Members Anderton Posted July 6, 2016 Members Posted July 6, 2016 Very interesting article in Music Business Worldwide that says YouTube is no longer the dominant source for those who stream music. Both YouTube and Vevo are lagging behind Spotify and Apple Music, which are growing at a much faster pace. It seems we've seen this before, when the novelty of music videos on MTV wore off and MTV went off in a different direction. Since getting Chromecast I've been watching a lot of Vevo, and I have to say, it does wear thin after a while. Although it's great if you're into soft core p*rn, audio is the theater of the mind...and the theater of the video director isn't necessarily better. In some cases it even clashes, like when you have certain associations with songs and when you see the video, you didn't really realize it was about goats having sex with vintage cars or whatever. The whole topic of how people "consume" music these days fascinates me. Maybe someday we'll return to the concept of people "listening" to music instead of "consuming" it, which always sounded kind of cheap to me.

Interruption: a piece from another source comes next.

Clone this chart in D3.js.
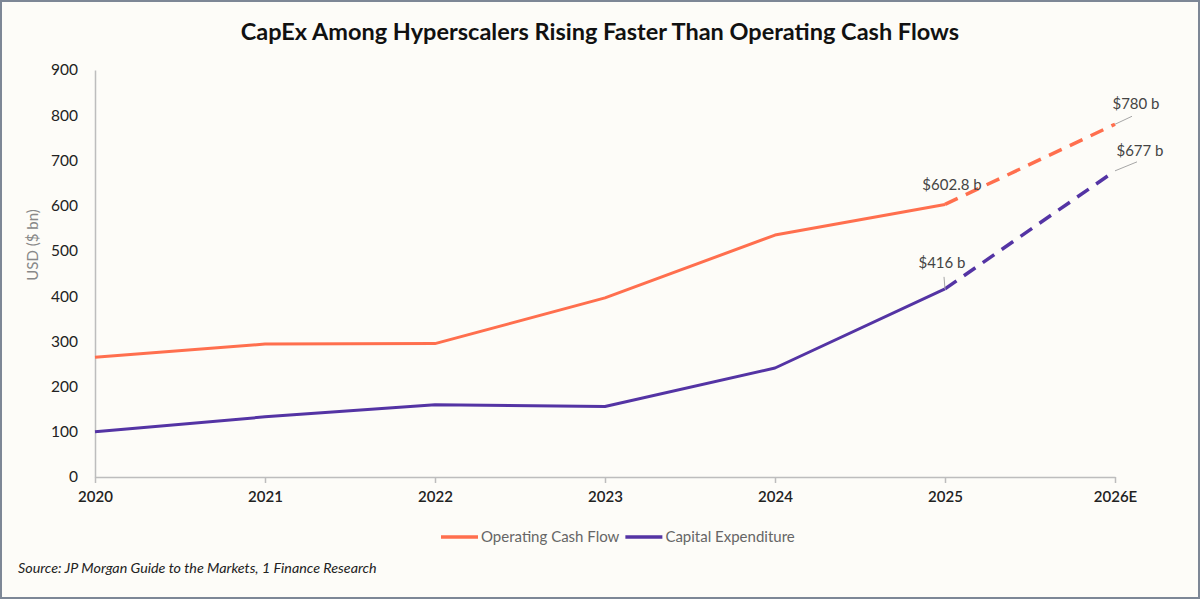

Phil O'Keefe Posted July 6, 2016 Posted July 6, 2016 The main advantages of YouTube streaming IMHO have always been that 1) it's free, and 2) dang near any and everything is available there. The images are nearly always irrelevant to me. And as far as audio, Spotify often has better quality. YouTube is all over the place in that respect. Streaming is not the future - it's the present. Those who are concerned about sales-related charts, download counts and retail sales of physical "product" are living in the past.
CMS Author MikeRivers Posted July 7, 2016 CMS Author Posted July 7, 2016 When I search for a song by title, I'm often surprised to find it on YouTube and nowhere else on the web. But then I don't search for the newest music, I'm looking for the words to a song I remember from 30 or 40 75 years ago. Stuff that you couldn't upload to Spotify or Apple Music.